By CASEY CROUCHER
The Amsterdam Common Council voted 4 to 1 Tuesday to table a resolution limiting the mayor's use of the city vehicle.
The resolution stated that "numerous complaints [were] made publicly by residents concerning the mayor's use of the city's vehicle for personal use."
When city clerk Susan Alibozek read the resolution Tuesday night before the council vote, 1st Ward Alderman Edward Russo immediately made a motion to table it for a committee of the whole meeting.
Four council members were in favor of the motion; 4th Ward Alderwoman Diane Hatzenbuhler was the lone dissenting vote.
Russo said he made the motion because he doesn't agree with the resolution.
"I disagree with it," he said. "The mayor was allotted that car."
He did say there needs a policy for city vehicle use.
"There needs to be a policy for what the limits are, like the mayor can't just take a ride up to Caroga Lake," he said, hypothetically. "There have to be limitations, and there are other cities and villages that do that, so I think we're going to have to look into it."
The draft resolution demanded the mayor only use the vehicle for city business, and unless she goes out of town on city business, the vehicle should be parked at city hall.
According to the resolution, the mayor would be required to use her personal vehicle to and from city hall, and would not be permitted to use the city's vehicle for personal use like "grocery shopping, the gym or transporting children."

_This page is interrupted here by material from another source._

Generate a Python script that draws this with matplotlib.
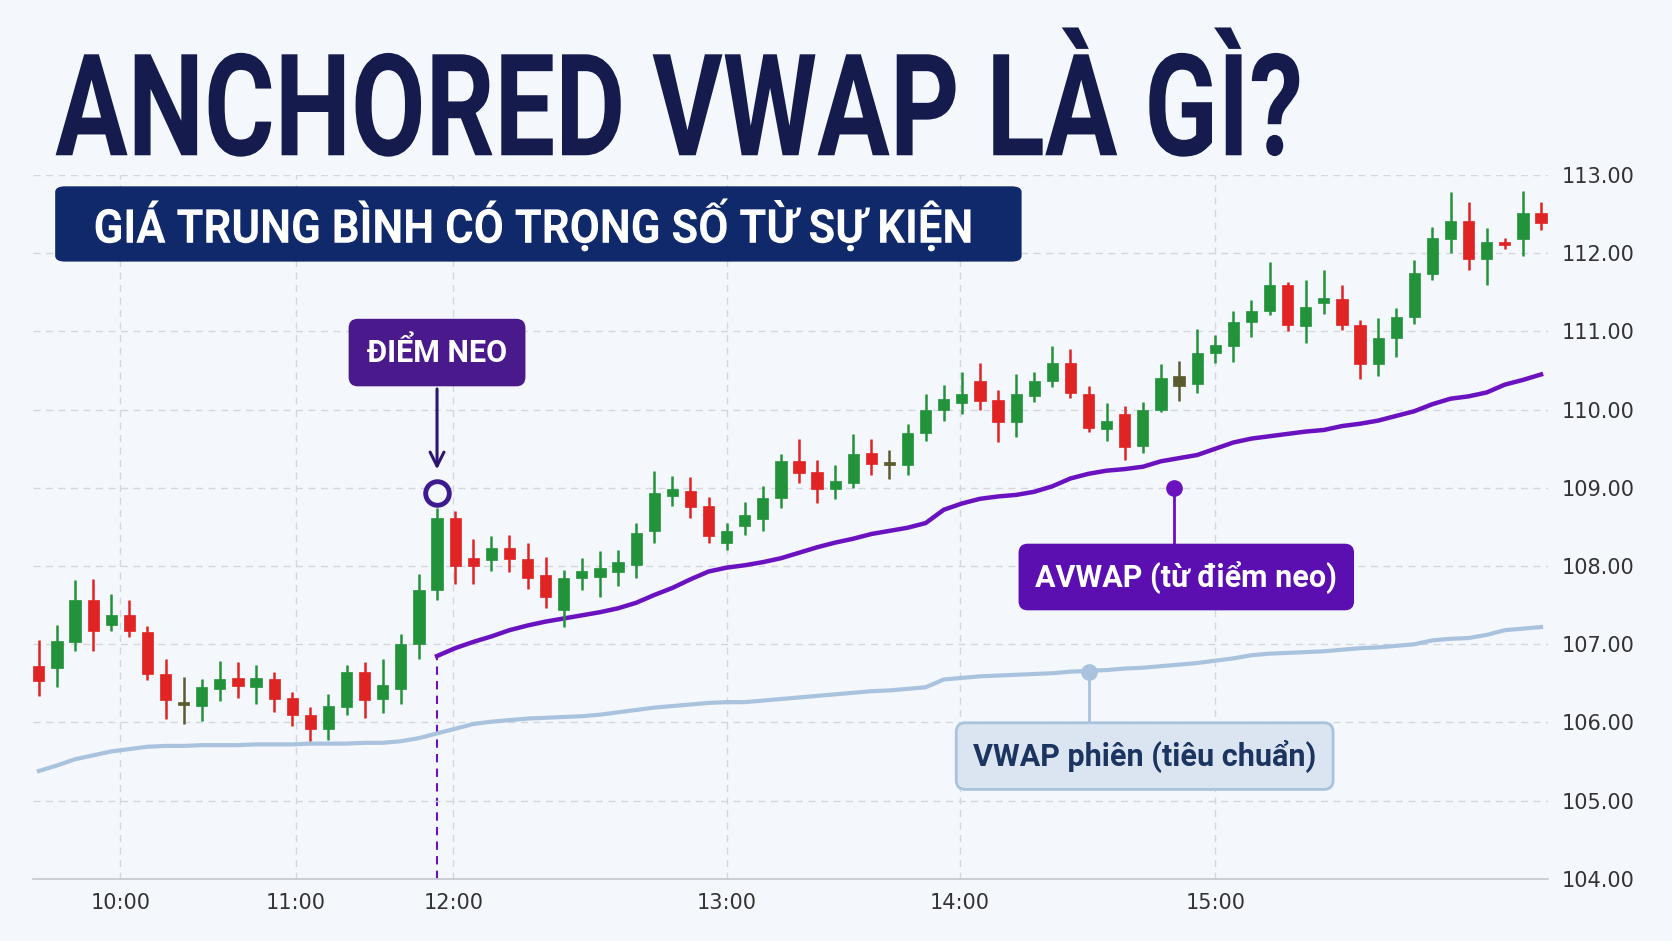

If approved, the mayor would be required to maintain a log of vehicle use; only obtain gas for the city's vehicle from the Department of Public Works garage; keep a record of all mileage from any New York Conference of Mayors business she attends; and observe all the "rules of the road," including speed limits, and use of equipment for hands-free driving.
Mayor Ann Thane said she's suspicious of the timing of the resolution because receipts she had collected for the car's maintenance and upkeep disappeared from her glove compartment Aug. 1.
Thane asked Amsterdam Police Chief Gregory Culick to send a police officer to her office to investigate the missing receipts.
"I find it very odd they were stolen just before this resolution," she said Tuesday night.
Thane said she has $1,500 worth of receipts saved that she had her secretary file in January when she started filing new receipts for the year.
The receipts were for gas, windshield wipers, car mats and car washes.
"I started keeping the receipts because people were coming after me about my car usage, so I religiously keep these receipts to show my investment in the car," she said.
Thane noticed the receipts were missing the same day she saw the draft resolution.
"It was just so spooky," she said. "The last time I saw them was about two weeks ago; it's just so odd they disappear just when this resolution pops up and I'd like to prove my investment in the car, because I have no reason to rid myself of the receipts -- this has me really unsettled."
Thane said she doesn't know if anyone on the council knew she kept a receipt collection but she's "always been open about it and talked about it publicly."
The committee of the whole will meet Aug. 12.